Your AI Security Tools Are Only as Effective as the Identity Data You Feed Them
- Shlomi Yanai
- 32 minutes ago
- 4 min read

Enterprise security teams are starting to build instead of buy. Generative AI has lowered the barrier (and cost) to creating internal security tooling, custom detection workflows, automated investigation pipelines and risk-scoring engines tailored to their specific environment. The productivity case is compelling enough that the build-vs-buy math is changing for the first time in years.
It’s early, and while this is not yet the norm, it will be soon. But, the organizations moving in this direction now are already learning something important: the quality of what you build depends on the quality of the data underneath it. When it comes to identity, most organizations don't have the data layer they'll need. They have logs and policy but they lack the ground truth of what identities are actually doing and how, not just what policies intend they do.Â
That gap is worth understanding before it becomes a problem you're rebuilding around.
The Build Wave Is Here
Generative AI hasn't just made security automation faster, it’s made it accessible. Analysts are writing detection logic in natural language. Security teams engineers are assembling custom workflows that ingest signals, correlate events and trigger responses without having to wait on a vendor's roadmap. Security leaders are beginning to explore and build internal tools that surface identity risk, threats and governance context on demand, scoped precisely to their environment.
The teams doing this today are early adopters but within the next few years, this will be standard operating practice for most mature security programs. The question isn't whether your organization will build AI-powered security tooling, it's whether the foundation you build on will be solid when you do.
AI Tools Run on Context, Not Just Code
What makes identity data different from other security data inputs is the connective tissue that gives every other signal meaning.
An AI detection tool needs to know not just that a login happened and what is logged in your identity systems, but who the identity is, and what the actual identity activity is, what secrets and roles being used, what they normally do, what they're authorized to access, whether their behavior has changed and how their activity connects across cloud, SaaS and on-premises environments. It needs this detailed identity context for human users, for service accounts, for non-human identities and increasingly for AI agents operating autonomously inside the environment.
Most organizations can't provide that today. The data exists, but it's fragmented. IAM sees the policy, PAM sees the privileged session, IGA sees the entitlement, the SIEM catches a login event with most of its identity context stripped out. No single layer sees the full picture, and none of them share context at the fidelity that AI-powered tools actually require.
Feed your AI tools partial, siloed identity data and they produce outputs that look confident but miss what matters, full context and ability to act. That's not a model problem, it’s a data problem.
The Blind Spot That Will Define Success or Failure
The failure mode is specific. An AI detection tool working from incomplete identity data will fire on isolated events while missing the cross-environment behavioral patterns that actually indicate a threat.

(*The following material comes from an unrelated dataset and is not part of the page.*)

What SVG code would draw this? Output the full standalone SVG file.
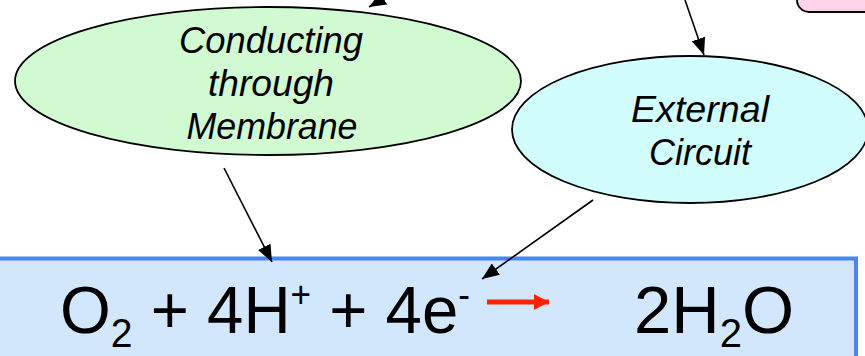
<svg xmlns="http://www.w3.org/2000/svg" width="865" height="356" viewBox="0 0 865 356">
<style>
.lbl{font-family:"Liberation Sans",Arial,sans-serif;font-style:italic;font-size:37px;fill:#000;text-anchor:middle}
.eq{font-family:"Liberation Sans",Arial,sans-serif;font-size:67px;fill:#000}
.node{stroke:#000;stroke-width:1.8}
.conn{stroke:#000;stroke-width:1.6;fill:none;marker-end:url(#ah)}
</style>
<defs>
<marker id="ah" markerUnits="userSpaceOnUse" markerWidth="18" markerHeight="14" refX="17" refY="7" orient="auto">
<path d="M0,0 L17,7 L0,14 z" fill="#000"/>
</marker>
<marker id="rh" markerUnits="userSpaceOnUse" markerWidth="16" markerHeight="16" refX="15" refY="8" orient="auto">
<path d="M0,0 L15,8 L0,16 z" fill="#ff2200"/>
</marker>
</defs>
<g id="pink-node">
<rect class="node" x="797" y="-20" width="90" height="32" rx="12" fill="#ffd3ea"/>
</g>
<g id="membrane">
<ellipse class="node" cx="268" cy="81" rx="253" ry="74" fill="#d2fad2"/>
<text class="lbl" x="271" y="53" textLength="184" lengthAdjust="spacingAndGlyphs">Conducting</text>
<text class="lbl" x="271" y="96" textLength="126" lengthAdjust="spacingAndGlyphs">through</text>
<text class="lbl" x="272" y="139" textLength="171" lengthAdjust="spacingAndGlyphs">Membrane</text>
</g>
<g id="external">
<ellipse class="node" cx="690" cy="129.5" rx="178" ry="73.5" fill="#d2fdfd"/>
<text class="lbl" x="700" y="122" textLength="138" lengthAdjust="spacingAndGlyphs">External</text>
<text class="lbl" x="700" y="165" textLength="102" lengthAdjust="spacingAndGlyphs">Circuit</text>
</g>
<g id="reaction">
<rect x="-3" y="258.5" width="859" height="110" fill="#d3e7fc" stroke="#4a86f2" stroke-width="4"/>
<text class="eq" x="60" y="333" textLength="410" lengthAdjust="spacingAndGlyphs">O<tspan font-size="40" dy="14">2</tspan><tspan dy="-14"> + 4H</tspan><tspan font-size="36" dy="-26">+</tspan><tspan dy="26"> + 4e</tspan><tspan font-size="36" dy="-26">-</tspan></text>
<text class="eq" x="634" y="333">2H<tspan font-size="40" dy="14">2</tspan><tspan dy="-14">O</tspan></text>
<path d="M487,302 L549,302" stroke="#ff2200" stroke-width="5" fill="none" marker-end="url(#rh)"/>
</g>
<g id="connectors">
<path class="conn" d="M395,-8 L369,7"/>
<path class="conn" d="M685,0 L704,55"/>
<path class="conn" d="M224,168 L272,262"/>
<path class="conn" d="M593,200 L482,279"/>
</g>
</svg>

It can't differentiate between an AI agent operating on behalf of a user using his credentials and the AI agent itself. Without correlated identity activity context, those scenarios look identical.
Non-human identities exacerbate this problem. AI agents and automated workloads are already the fastest-growing identity class in enterprise environments, and they're almost entirely invisible to traditional identity controls. They carry credentials, make access decisions and operate continuously in the background with no human in the loop. As agentic AI adoption accelerates, the volume of these identities will grow faster than most governance programs can track.

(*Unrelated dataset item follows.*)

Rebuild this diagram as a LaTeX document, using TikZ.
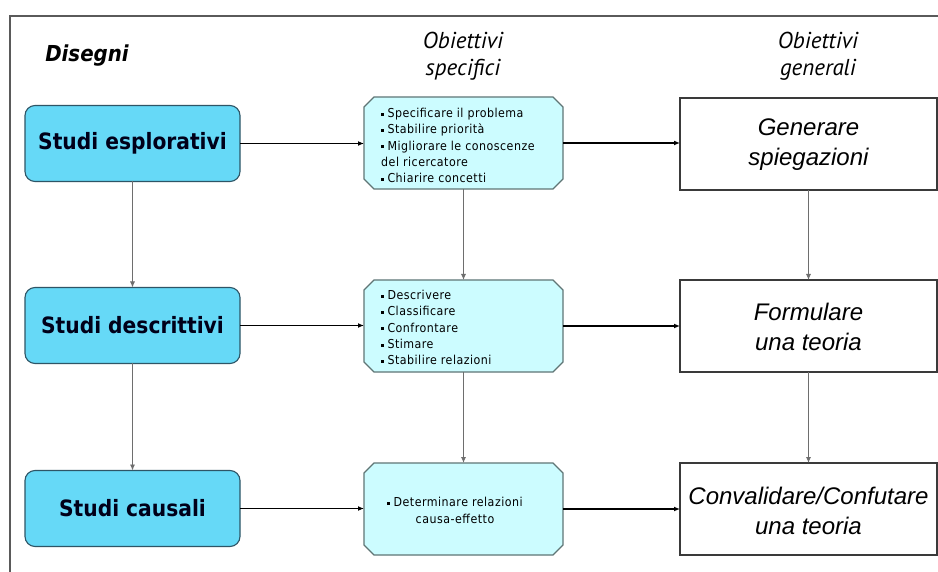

If the AI security tools organizations build in the next few years can't see NHIs and agents clearly, can't map them back to owning identities and can't track their runtime behavior, they will have a structural blind spot at the center of their detection capability. That's a hard problem to fix after the fact.
The Missing Layer: An Identity Activity Graph
The organizations that will get the most from AI-powered security tooling are the ones who recognize now that identity activity observability is not a product category. It's a necessary data infrastructure.
What those tools need at their foundation is an identity activity graph: a continuously updated, cross-environment record of what every identity, human, non-human and agentic AI is actually doing, not just what policies say they're allowed to do. What they are doing, mapped across systems, correlated back to a single authoritative identity record, enriched with behavioral context and security risk signals.
With that data layer in place, AI-powered detection becomes more precise because it can reason about behavior across environments rather than reacting to isolated events. Risk scoring becomes more trustworthy because it reflects actual activity. Investigations accelerate because the context is already assembled and connected.
Without it, you're building on incomplete information. And the more sophisticated the tooling you build, the more that foundational gap will cost you.
Get the Foundation Right Before the Build Accelerates
The shift toward AI-powered, internally built security tooling is real and it will accelerate. That's the right direction for the industry. Security programs that can build and adapt faster than vendors can ship will have a genuine advantage.
But the foundation matters. Identity activity data, rich, correlated, continuous and covering all three identity planes, is not a nice-to-have for the AI security tools of the next few years. The organizations thinking about that data layer now, before their build programs scale, will be the ones whose tools actually work when it counts.